Retail sales in China have grown for the first time since the coronavirus pandemic began, official data showed Tuesday, as the world’s second-largest economy promotes domestic spending as part of its recovery, reports BSS/AFP.

Spending had previously remained sluggish despite China bringing the virus largely under control, with shoppers still cautious amid global uncertainty.

But the key indicator of consumer sentiment rose 0.5 percent on-year in August — better than the flat growth that analysts polled by Bloomberg had anticipated. The figure is up from a drop of 1.1 percent in the month before and follows a plunge of 20.5 percent in the January to February period.

Beijing has ramped up initiatives such as shopping festivals and voucher campaigns to spur consumer spending.

With external demand poised to remain weak as the country’s major trading partners struggle to contain the deadly pathogen, China has redoubled efforts to encourage its exporters to target its vast local market instead.

Industrial output, which has recovered more quickly than retail, strengthened further last month.

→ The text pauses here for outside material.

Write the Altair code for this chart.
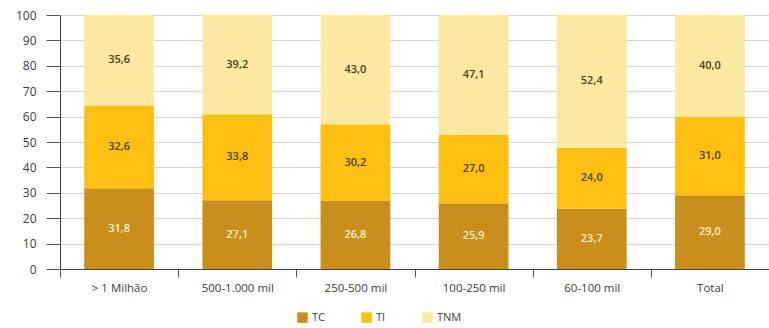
import altair as alt
import pandas as pd

# Population size classes and the share (%) of each component per class
categories = ["> 1 Milhão", "500-1.000 mil", "250-500 mil", "100-250 mil", "60-100 mil", "Total"]
tc = [31.8, 27.1, 26.8, 25.9, 23.7, 29.0]
ti = [32.6, 33.8, 30.2, 27.0, 24.0, 31.0]
tnm = [35.6, 39.2, 43.0, 47.1, 52.4, 40.0]

series = ["TC", "TI", "TNM"]
colors = ["#C98E1B", "#FDC012", "#FDE8A2"]
text_colors = ["#FBF0CC", "#4A3E14", "#4A3E14"]

rows = []
for i, cat in enumerate(categories):
    for k, (name, vals) in enumerate(zip(series, [tc, ti, tnm])):
        rows.append({
            "classe": cat,
            "serie": name,
            "valor": vals[i],
            "ordem": k,
            "rotulo": f"{vals[i]:.1f}".replace(".", ","),
            "cor_texto": text_colors[k],
        })
df = pd.DataFrame(rows)

FONT = "Open Sans"

x_axis = alt.Axis(
    tickBand="extent",
    labelAngle=0,
    labelFontSize=11.5,
    labelColor="#3C3C3C",
    labelFont=FONT,
    labelPadding=5,
    tickSize=8,
    tickColor="#555555",
    domainColor="#444444",
    grid=False,
)
x_scale = alt.Scale(paddingInner=0, paddingOuter=0)

y_axis = alt.Axis(
    values=list(range(0, 101, 10)),
    labelOverlap=False,
    tickSize=14,
    tickColor="#555555",
    labelPadding=10,
    labelFontSize=12,
    labelColor="#3C3C3C",
    labelFont=FONT,
    domainColor="#444444",
    gridColor="#D4D4D4",
)
y_scale = alt.Scale(domain=[0, 100], nice=False)

bars = alt.Chart(df).mark_bar(width={"band": 0.59}).encode(
    x=alt.X("classe:N", sort=categories, title=None, scale=x_scale, axis=x_axis),
    y=alt.Y("valor:Q", stack="zero", title=None, scale=y_scale, axis=y_axis),
    color=alt.Color(
        "serie:N",
        sort=series,
        scale=alt.Scale(domain=series, range=colors),
        legend=alt.Legend(
            title=None,
            orient="none",
            direction="horizontal",
            legendX=237,
            legendY=297,
            symbolType="square",
            symbolSize=110,
            symbolStrokeWidth=0,
            labelFontSize=11,
            labelColor="#3C3C3C",
            labelFont=FONT,
            columnPadding=36,
        ),
    ),
    order=alt.Order("ordem:Q"),
)

labels = alt.Chart(df).mark_text(fontSize=11, font=FONT, fontWeight=600).encode(
    x=alt.X("classe:N", sort=categories, title=None, scale=x_scale, axis=x_axis),
    y=alt.Y("valor:Q", stack="zero", bandPosition=0.5, title=None, scale=y_scale, axis=y_axis),
    text="rotulo:N",
    color=alt.Color("cor_texto:N", scale=None),
    order=alt.Order("ordem:Q"),
)

chart = (
    alt.layer(bars, labels)
    .properties(
        width=709,
        height=254,
        autosize=alt.AutoSizeParams(type="none"),
        padding={"left": 60, "top": 15, "right": 0, "bottom": 59},
        background="white",
    )
    .configure_view(stroke=None)
)

chart.save("out.html", embed_options={"renderer": "svg", "actions": False})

It grew 5.6 percent from a year ago, better than economists expected and more than the 4.8 percent increase in July.

The urban unemployment rate, a cause for concern given China’s large number of fresh graduates, slipped just slightly to 5.6 percent in August.

Analysts have warned that the real level of unemployment is likely higher than official numbers suggest, with smaller businesses hit hard by the virus fallout.

On Tuesday, National Bureau of Statistics spokesman Fu Linghui told reporters that China’s economy had “sustained steady recovery”.

But he cautioned that with “mounting uncertainties” internationally and “pronounced domestic structural problems, there remains huge pressure to keep employment and businesses stable and to safeguard people’s livelihood”.

He also stressed the need for high-quality development and “dual circulation”, a concept referring to leaning on the domestic market as a mainstay while taking a boost from external markets.